Dataset section »
########
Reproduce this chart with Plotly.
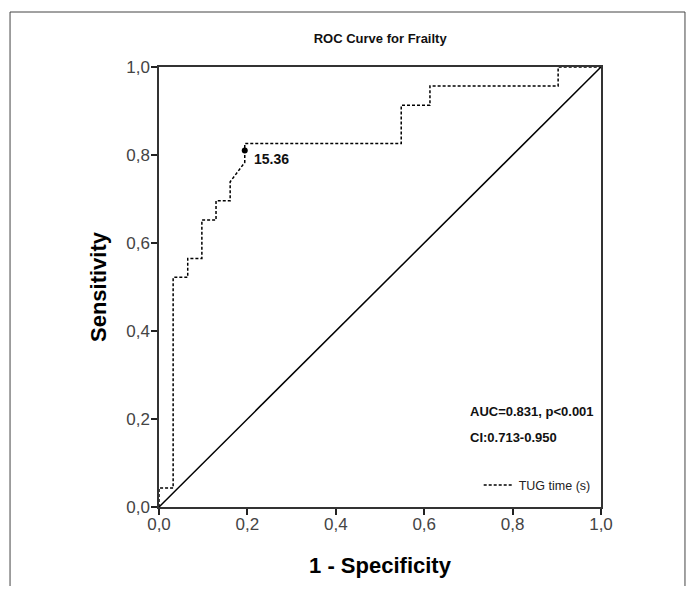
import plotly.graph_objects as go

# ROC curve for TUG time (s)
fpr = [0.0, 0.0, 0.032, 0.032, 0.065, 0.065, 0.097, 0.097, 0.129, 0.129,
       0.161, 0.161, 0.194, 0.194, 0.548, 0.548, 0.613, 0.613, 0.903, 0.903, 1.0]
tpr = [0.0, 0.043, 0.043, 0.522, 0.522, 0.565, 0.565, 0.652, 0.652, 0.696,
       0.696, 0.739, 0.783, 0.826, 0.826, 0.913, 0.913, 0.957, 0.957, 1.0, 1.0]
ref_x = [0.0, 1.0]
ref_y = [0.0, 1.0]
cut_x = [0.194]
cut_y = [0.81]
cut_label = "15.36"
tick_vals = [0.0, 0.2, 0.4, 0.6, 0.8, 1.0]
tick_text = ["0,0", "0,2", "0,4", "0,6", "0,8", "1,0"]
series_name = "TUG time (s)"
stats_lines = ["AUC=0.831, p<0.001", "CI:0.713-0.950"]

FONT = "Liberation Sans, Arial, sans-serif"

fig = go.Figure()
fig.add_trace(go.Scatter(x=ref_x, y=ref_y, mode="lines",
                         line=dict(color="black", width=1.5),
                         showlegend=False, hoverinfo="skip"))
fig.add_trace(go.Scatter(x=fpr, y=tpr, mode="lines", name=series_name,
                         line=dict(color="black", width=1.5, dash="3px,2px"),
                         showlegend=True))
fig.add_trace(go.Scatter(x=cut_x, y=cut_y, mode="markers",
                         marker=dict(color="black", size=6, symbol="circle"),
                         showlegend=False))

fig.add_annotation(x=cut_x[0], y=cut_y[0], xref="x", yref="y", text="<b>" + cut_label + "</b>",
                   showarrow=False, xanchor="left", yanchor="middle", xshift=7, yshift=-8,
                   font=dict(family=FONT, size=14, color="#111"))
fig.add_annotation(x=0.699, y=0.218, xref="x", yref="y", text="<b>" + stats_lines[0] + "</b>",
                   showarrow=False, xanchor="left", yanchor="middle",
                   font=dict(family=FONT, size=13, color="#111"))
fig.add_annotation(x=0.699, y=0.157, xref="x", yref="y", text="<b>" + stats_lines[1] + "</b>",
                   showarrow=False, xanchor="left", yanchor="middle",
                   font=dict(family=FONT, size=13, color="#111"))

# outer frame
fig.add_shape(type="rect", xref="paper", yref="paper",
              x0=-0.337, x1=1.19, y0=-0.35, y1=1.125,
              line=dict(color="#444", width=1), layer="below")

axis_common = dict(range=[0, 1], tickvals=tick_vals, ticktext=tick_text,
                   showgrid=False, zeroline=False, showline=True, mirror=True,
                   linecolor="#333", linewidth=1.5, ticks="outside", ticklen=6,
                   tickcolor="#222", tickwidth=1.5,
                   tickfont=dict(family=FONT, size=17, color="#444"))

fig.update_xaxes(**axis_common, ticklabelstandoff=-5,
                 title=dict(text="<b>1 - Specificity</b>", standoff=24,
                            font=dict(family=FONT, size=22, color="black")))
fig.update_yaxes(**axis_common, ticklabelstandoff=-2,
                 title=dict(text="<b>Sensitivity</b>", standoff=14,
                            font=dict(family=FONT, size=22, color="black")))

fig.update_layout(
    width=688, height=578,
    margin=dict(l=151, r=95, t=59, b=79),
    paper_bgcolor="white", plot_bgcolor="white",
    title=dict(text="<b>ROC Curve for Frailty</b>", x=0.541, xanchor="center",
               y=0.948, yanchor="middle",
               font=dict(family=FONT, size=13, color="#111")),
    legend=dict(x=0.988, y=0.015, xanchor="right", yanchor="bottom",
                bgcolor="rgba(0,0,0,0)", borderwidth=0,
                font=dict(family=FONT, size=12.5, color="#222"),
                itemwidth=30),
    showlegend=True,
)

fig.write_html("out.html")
########
Instruction » Give back the whole listing as it stands, minus its pictures.

Exercise solution »
Reproduce this chart with Plotly.
import plotly.graph_objects as go

# ROC curve for TUG time (s)
fpr = [0.0, 0.0, 0.032, 0.032, 0.065, 0.065, 0.097, 0.097, 0.129, 0.129,
       0.161, 0.161, 0.194, 0.194, 0.548, 0.548, 0.613, 0.613, 0.903, 0.903, 1.0]
tpr = [0.0, 0.043, 0.043, 0.522, 0.522, 0.565, 0.565, 0.652, 0.652, 0.696,
       0.696, 0.739, 0.783, 0.826, 0.826, 0.913, 0.913, 0.957, 0.957, 1.0, 1.0]
ref_x = [0.0, 1.0]
ref_y = [0.0, 1.0]
cut_x = [0.194]
cut_y = [0.81]
cut_label = "15.36"
tick_vals = [0.0, 0.2, 0.4, 0.6, 0.8, 1.0]
tick_text = ["0,0", "0,2", "0,4", "0,6", "0,8", "1,0"]
series_name = "TUG time (s)"
stats_lines = ["AUC=0.831, p<0.001", "CI:0.713-0.950"]

FONT = "Liberation Sans, Arial, sans-serif"

fig = go.Figure()
fig.add_trace(go.Scatter(x=ref_x, y=ref_y, mode="lines",
                         line=dict(color="black", width=1.5),
                         showlegend=False, hoverinfo="skip"))
fig.add_trace(go.Scatter(x=fpr, y=tpr, mode="lines", name=series_name,
                         line=dict(color="black", width=1.5, dash="3px,2px"),
                         showlegend=True))
fig.add_trace(go.Scatter(x=cut_x, y=cut_y, mode="markers",
                         marker=dict(color="black", size=6, symbol="circle"),
                         showlegend=False))

fig.add_annotation(x=cut_x[0], y=cut_y[0], xref="x", yref="y", text="<b>" + cut_label + "</b>",
                   showarrow=False, xanchor="left", yanchor="middle", xshift=7, yshift=-8,
                   font=dict(family=FONT, size=14, color="#111"))
fig.add_annotation(x=0.699, y=0.218, xref="x", yref="y", text="<b>" + stats_lines[0] + "</b>",
                   showarrow=False, xanchor="left", yanchor="middle",
                   font=dict(family=FONT, size=13, color="#111"))
fig.add_annotation(x=0.699, y=0.157, xref="x", yref="y", text="<b>" + stats_lines[1] + "</b>",
                   showarrow=False, xanchor="left", yanchor="middle",
                   font=dict(family=FONT, size=13, color="#111"))

# outer frame
fig.add_shape(type="rect", xref="paper", yref="paper",
              x0=-0.337, x1=1.19, y0=-0.35, y1=1.125,
              line=dict(color="#444", width=1), layer="below")

axis_common = dict(range=[0, 1], tickvals=tick_vals, ticktext=tick_text,
                   showgrid=False, zeroline=False, showline=True, mirror=True,
                   linecolor="#333", linewidth=1.5, ticks="outside", ticklen=6,
                   tickcolor="#222", tickwidth=1.5,
                   tickfont=dict(family=FONT, size=17, color="#444"))

fig.update_xaxes(**axis_common, ticklabelstandoff=-5,
                 title=dict(text="<b>1 - Specificity</b>", standoff=24,
                            font=dict(family=FONT, size=22, color="black")))
fig.update_yaxes(**axis_common, ticklabelstandoff=-2,
                 title=dict(text="<b>Sensitivity</b>", standoff=14,
                            font=dict(family=FONT, size=22, color="black")))

fig.update_layout(
    width=688, height=578,
    margin=dict(l=151, r=95, t=59, b=79),
    paper_bgcolor="white", plot_bgcolor="white",
    title=dict(text="<b>ROC Curve for Frailty</b>", x=0.541, xanchor="center",
               y=0.948, yanchor="middle",
               font=dict(family=FONT, size=13, color="#111")),
    legend=dict(x=0.988, y=0.015, xanchor="right", yanchor="bottom",
                bgcolor="rgba(0,0,0,0)", borderwidth=0,
                font=dict(family=FONT, size=12.5, color="#222"),
                itemwidth=30),
    showlegend=True,
)

fig.write_html("out.html")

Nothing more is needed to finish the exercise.